# Your instructions:
Extract the lines of the material below, beginning with the first and ending with the line that holds "12, 14, 16];". Skip every picture.

# Source excerpt:
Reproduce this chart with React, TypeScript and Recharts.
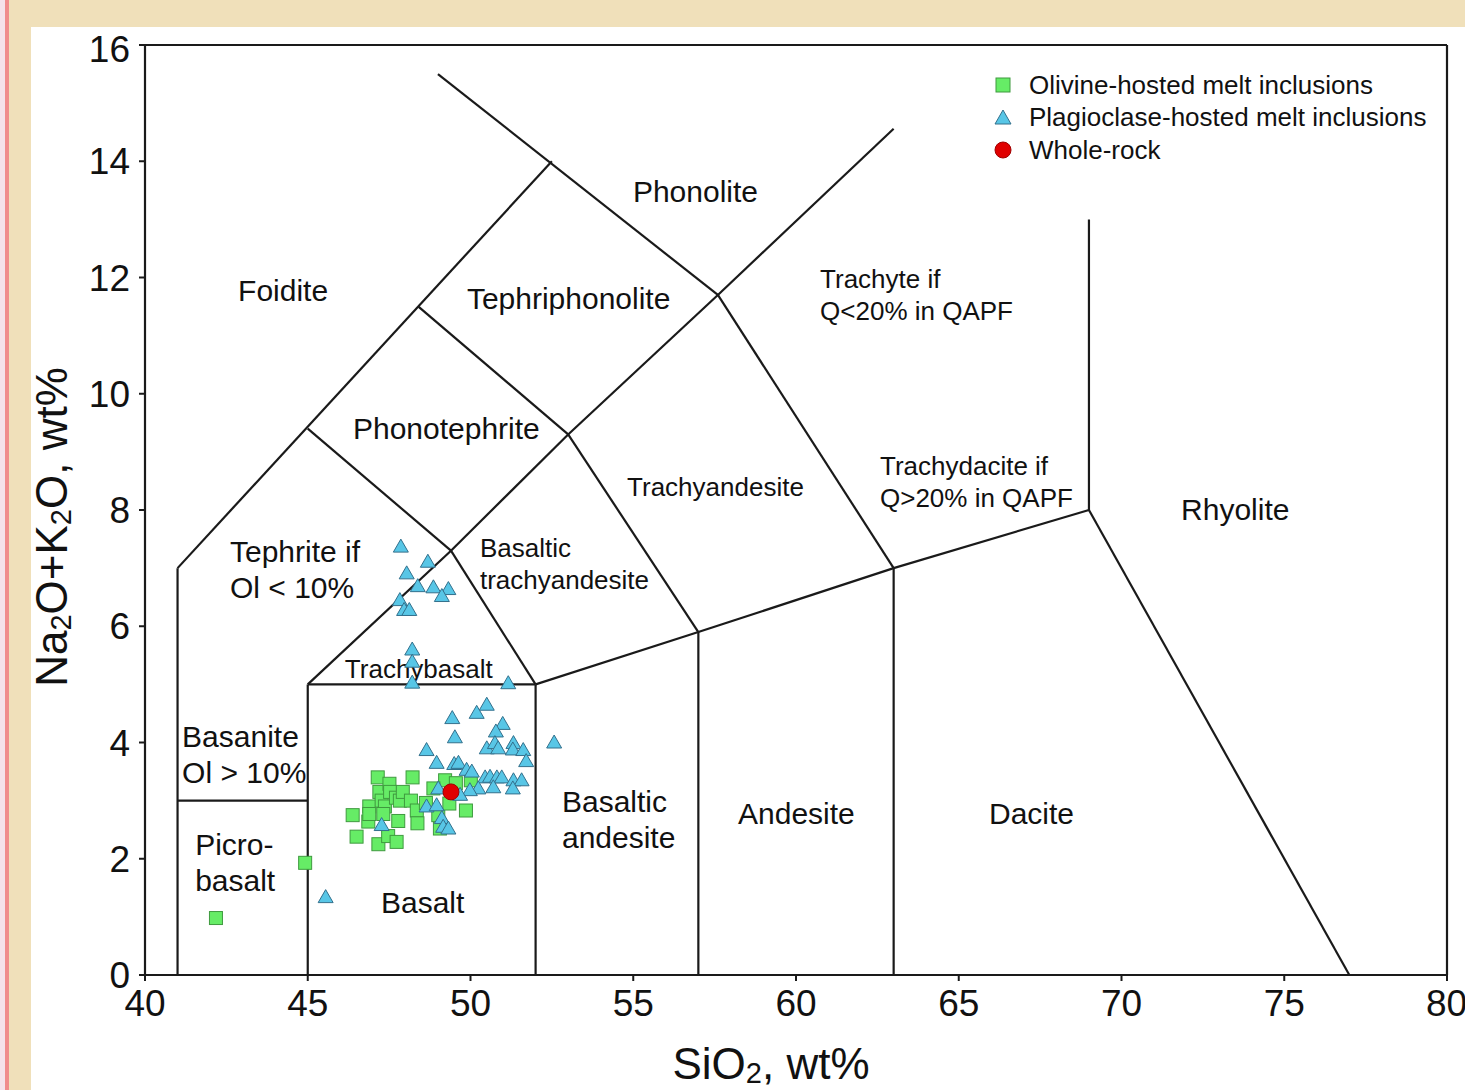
import React from 'react';
import { ScatterChart, Scatter, XAxis, YAxis, ReferenceLine, Legend } from 'recharts';

// axis ticks
const X_TICKS = [40, 45, 50, 55, 60, 65, 70, 75, 80];
const Y_TICKS = [0, 2, 4, 6, 8, 10, 12, 14, 16];

// olivine-hosted melt inclusions (SiO2, Na2O+K2O)
const OLIVINE_MI = [
  { x: 42.18, y: 0.98 }, { x: 44.92, y: 1.93 }, { x: 46.38, y: 2.75 }, { x: 46.5, y: 2.38 },
  { x: 46.86, y: 2.64 }, { x: 46.89, y: 2.9 }, { x: 46.89, y: 2.77 }, { x: 47.15, y: 3.4 },
  { x: 47.2, y: 3.15 }, { x: 47.27, y: 3.0 }, { x: 47.37, y: 2.9 }, { x: 47.32, y: 2.77 },
  { x: 47.17, y: 2.25 }, { x: 47.47, y: 2.39 }, { x: 47.73, y: 2.29 }, { x: 47.51, y: 3.29 },
  { x: 47.53, y: 3.15 }, { x: 47.71, y: 3.05 }, { x: 47.83, y: 3.0 }, { x: 47.92, y: 3.15 },
  { x: 48.22, y: 3.4 }, { x: 48.17, y: 3.0 }, { x: 48.35, y: 2.83 }, { x: 47.78, y: 2.65 },
  { x: 48.37, y: 2.61 }, { x: 48.63, y: 2.96 }, { x: 49.01, y: 2.75 }, { x: 49.22, y: 3.35 },
  { x: 49.35, y: 2.95 }, { x: 49.86, y: 2.83 }, { x: 49.55, y: 3.3 }, { x: 50.01, y: 3.35 },
  { x: 48.86, y: 3.21 }, { x: 49.06, y: 2.52 },
];

// plagioclase-hosted melt inclusions
const PLAGIOCLASE_MI = [
  { x: 47.86, y: 7.37 }, { x: 48.69, y: 7.11 }, { x: 48.04, y: 6.91 }, { x: 48.38, y: 6.69 },
  { x: 48.86, y: 6.67 }, { x: 49.32, y: 6.64 }, { x: 49.12, y: 6.52 }, { x: 47.83, y: 6.45 },
  { x: 47.96, y: 6.28 }, { x: 48.12, y: 6.28 }, { x: 48.21, y: 5.6 }, { x: 48.21, y: 5.39 },
  { x: 48.21, y: 5.03 }, { x: 51.16, y: 5.02 }, { x: 52.57, y: 4.0 }, { x: 45.55, y: 1.34 },
  { x: 50.5, y: 4.65 }, { x: 50.19, y: 4.51 }, { x: 49.44, y: 4.42 }, { x: 50.99, y: 4.32 },
  { x: 50.78, y: 4.19 }, { x: 49.52, y: 4.09 }, { x: 48.65, y: 3.87 }, { x: 50.5, y: 3.9 },
  { x: 50.75, y: 3.99 }, { x: 50.85, y: 3.9 }, { x: 51.32, y: 3.99 }, { x: 51.3, y: 3.88 },
  { x: 51.62, y: 3.87 }, { x: 51.71, y: 3.68 }, { x: 48.96, y: 3.65 }, { x: 49.5, y: 3.63 },
  { x: 49.63, y: 3.65 }, { x: 49.88, y: 3.53 }, { x: 50.04, y: 3.5 }, { x: 50.45, y: 3.4 },
  { x: 50.6, y: 3.41 }, { x: 50.81, y: 3.4 }, { x: 50.96, y: 3.4 }, { x: 51.32, y: 3.35 },
  { x: 51.57, y: 3.35 }, { x: 50.7, y: 3.23 }, { x: 51.3, y: 3.21 }, { x: 50.24, y: 3.21 },
  { x: 49.98, y: 3.18 }, { x: 48.65, y: 2.9 }, { x: 48.96, y: 2.92 }, { x: 49.12, y: 2.7 },
  { x: 49.16, y: 2.55 }, { x: 49.32, y: 2.52 }, { x: 47.27, y: 2.58 }, { x: 49.01, y: 3.21 },
  { x: 49.68, y: 3.1 },
];

const WHOLE_ROCK = [{ x: 49.4, y: 3.15 }];

const SERIES_NAMES = ['Olivine-hosted melt inclusions', 'Plagioclase-hosted melt inclusions', 'Whole-rock'];

// TAS field boundaries (Le Bas et al.), as polylines [SiO2, alkalis]
const FIELD_BOUNDARIES = [
  [[41, 0], [41, 7], [52.5, 14]],
  [[41, 3], [45, 3]],
  [[45, 0], [45, 5], [52, 5], [52, 0]],
  [[45, 5], [49.4, 7.3], [53, 9.3], [57.6, 11.7], [63, 14.56]],
  [[45, 9.4], [49.4, 7.3], [52, 5]],
  [[48.4, 11.5], [53, 9.3], [57, 5.9], [57, 0]],
  [[49, 15.5], [57.6, 11.7], [63, 7], [63, 0]],
  [[52, 5], [57, 5.9], [63, 7], [69, 8], [77, 0]],
  [[69, 8], [69, 13]],
];

// field names, anchored at the left end of the first line's baseline
const BIG_LABELS = [
  { x: 42.86, y: 11.6, lines: ['Foidite'] },
  { x: 49.89, y: 11.46, lines: ['Tephriphonolite'] },
  { x: 54.99, y: 13.3, lines: ['Phonolite'] },
  { x: 46.39, y: 9.22, lines: ['Phonotephrite'] },
  { x: 42.61, y: 7.11, lines: ['Tephrite if', 'Ol < 10%'] },
  { x: 41.14, y: 3.92, lines: ['Basanite', 'Ol > 10%'] },
  { x: 41.54, y: 2.06, lines: ['Picro-', 'basalt'] },
  { x: 47.25, y: 1.07, lines: ['Basalt'] },
  { x: 52.81, y: 2.8, lines: ['Basaltic', 'andesite'] },
  { x: 58.22, y: 2.6, lines: ['Andesite'] },
  { x: 65.93, y: 2.6, lines: ['Dacite'] },
  { x: 71.83, y: 7.83, lines: ['Rhyolite'] },
];

const SMALL_LABELS = [
  { x: 60.74, y: 11.82, lines: ['Trachyte if', 'Q<20% in QAPF'] },
  { x: 62.58, y: 8.6, lines: ['Trachydacite if', 'Q>20% in QAPF'] },
  { x: 54.81, y: 8.24, lines: ['Trachyandesite'] },
  { x: 50.29, y: 7.19, lines: ['Basaltic', 'trachyandesite'] },
  { x: 46.14, y: 5.11, lines: ['Trachybasalt'] },
];

const FONT = '"Liberation Sans", Arial, Helvetica, sans-serif';
const LINE = '#1a1a1a';
const GREEN = '#66ec66';
const GREEN_EDGE = '#3f9a3f';
const BLUE = '#58c6e6';
const BLUE_EDGE = '#33708c';
const RED = '#e00000';
const RED_EDGE = '#a00000';

const Square = ({ cx, cy }: any) => (
  <rect x={cx - 6.5} y={cy - 6.5} width={13} height={13} fill={GREEN} stroke={GREEN_EDGE} strokeWidth={1} />
);

const Triangle = ({ cx, cy }: any) => (
  <polygon
    points={`${cx},${cy - 7.5} ${cx - 7.5},${cy + 5.5} ${cx + 7.5},${cy + 5.5}`}
    fill={BLUE}
    stroke={BLUE_EDGE}
    strokeWidth={1}
  />
);

const Dot = ({ cx, cy }: any) => <circle cx={cx} cy={cy} r={8} fill={RED} stroke={RED_EDGE} strokeWidth={1} />;

const makeLabel = (fontSize: number, lineHeight: number) => (props: any) => {
  const { cx, cy, payload } = props;
  return (
    <text x={cx} y={cy} fontSize={fontSize} fontFamily={FONT} fill="#111">
      {payload.lines.map((l: string, i: number) => (
        <tspan key={i} x={cx} dy={i === 0 ? 0 : lineHeight}>
          {l}
        </tspan>
      ))}
    </text>
  );
};

const BigLabel = makeLabel(30, 36);
const SmallLabel = makeLabel(26, 32);

const XTitle = ({ viewBox }: any) => {
  const cx = viewBox.x + viewBox.width / 2 - 25;
  return (
    <text x={cx} y={viewBox.y + 104} textAnchor="middle" fontSize={44} fontFamily={FONT} fill="#111">
      SiO
      <tspan fontSize={29} dy={4}>2</tspan>
      <tspan dy={-4}>, wt%</tspan>
    </text>
  );
};

// chart svg starts 22px left of the white panel so the rotated title has room
const YTitle = () => (
  <text
    x={0}
    y={0}
    transform="translate(58, 500) rotate(-90)"
    textAnchor="middle"
    fontSize={44}
    fontFamily={FONT}
    fill="#111"
  >
    Na
    <tspan fontSize={29} dy={4}>2</tspan>
    <tspan dy={-4}>O+K</tspan>
    <tspan fontSize={29} dy={4}>2</tspan>
    <tspan dy={-4}>O, wt%</tspan>
  </text>
);

const legendIcons = [
  <rect key="s" x={6} y={3} width={14} height={14} fill={GREEN} stroke={GREEN_EDGE} />,
  <polygon key="t" points="13,2 5,16 21,16" fill={BLUE} stroke={BLUE_EDGE} />,
  <circle key="c" cx={13} cy={10} r={8} fill={RED} stroke={RED_EDGE} />,
];

const LegendBox = () => (
  <div style={{ fontFamily: FONT, fontSize: 26, color: '#111' }}>
    {SERIES_NAMES.map((name, i) => (
      <div key={name} style={{ display: 'flex', alignItems: 'center', height: 32.5, whiteSpace: 'nowrap' }}>
        <svg width={26} height={20}>{legendIcons[i]}</svg>
        <span style={{ marginLeft: 13 }}>{name}</span>
      </div>
    ))}
  </div>
);

const segments = FIELD_BOUNDARIES.flatMap((poly, pi) =>
  poly.slice(1).map((p, i) => ({ key: `b-${pi}-${i}`, a: poly[i], b: p }))
);

export default function App() {
  return (
    <div style={{ position: 'absolute', left: 0, top: 0, width: 1465, height: 1090, background: '#f0e0ba', overflow: 'hidden' }}>
      <div style={{ position: 'absolute', left: 0, top: 0, width: 5, height: 1090, background: '#f5e2ea' }} />
      <div style={{ position: 'absolute', left: 5, top: 0, width: 4, height: 1090, background: '#f08c8c' }} />
      <div style={{ position: 'absolute', left: 31, top: 27, width: 1434, height: 1063, background: '#ffffff' }} />
      <div style={{ position: 'absolute', left: 9, top: 27, width: 1456, height: 1063 }}>
        <ScatterChart width={1456} height={1063} margin={{ top: 18, right: 18, bottom: 55, left: 56 }}>
          <XAxis
            type="number"
            dataKey="x"
            domain={[40, 80]}
            ticks={X_TICKS}
            allowDataOverflow
            height={60}
            tickSize={6}
            tickMargin={9}
            axisLine={{ stroke: LINE, strokeWidth: 2.2 }}
            tickLine={{ stroke: LINE, strokeWidth: 2 }}
            tick={{ fill: '#111', fontSize: 37, fontFamily: FONT }}
            label={<XTitle />}
          />
          <YAxis
            type="number"
            dataKey="y"
            domain={[0, 16]}
            ticks={Y_TICKS}
            allowDataOverflow
            width={80}
            tickSize={6}
            tickMargin={9}
            axisLine={{ stroke: LINE, strokeWidth: 2.2 }}
            tickLine={{ stroke: LINE, strokeWidth: 2 }}
            tick={{ fill: '#111', fontSize: 37, fontFamily: FONT }}
            label={<YTitle />}
          />
          <ReferenceLine y={16} stroke={LINE} strokeWidth={2.2} ifOverflow="visible" />
          <ReferenceLine x={80} stroke={LINE} strokeWidth={2.2} ifOverflow="visible" />
          {segments.map((s) => (
            <ReferenceLine
              key={s.key}
              segment={[{ x: s.a[0], y: s.a[1] }, { x: s.b[0], y: s.b[1] }]}
              stroke={LINE}
              strokeWidth={2.2}
              ifOverflow="visible"
            />
          ))}
          <Scatter data={BIG_LABELS} shape={BigLabel} legendType="none" isAnimationActive={false} />
          <Scatter data={SMALL_LABELS} shape={SmallLabel} legendType="none" isAnimationActive={false} />
          <Scatter name={SERIES_NAMES[0]} data={OLIVINE_MI} shape={Square} isAnimationActive={false} />
          <Scatter name={SERIES_NAMES[1]} data={PLAGIOCLASE_MI} shape={Triangle} isAnimationActive={false} />
          <Scatter name={SERIES_NAMES[2]} data={WHOLE_ROCK} shape={Dot} isAnimationActive={false} />
          <Legend
            layout="vertical"
            align="center"
            verticalAlign="middle"
            content={<LegendBox />}
            wrapperStyle={{ left: 981, top: 42, width: 'auto' }}
          />
        </ScatterChart>
      </div>
    </div>
  );
}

# Answer to the exercise:
Reproduce this chart with React, TypeScript and Recharts.
import React from 'react';
import { ScatterChart, Scatter, XAxis, YAxis, ReferenceLine, Legend } from 'recharts';

// axis ticks
const X_TICKS = [40, 45, 50, 55, 60, 65, 70, 75, 80];
const Y_TICKS = [0, 2, 4, 6, 8, 10, 12, 14, 16];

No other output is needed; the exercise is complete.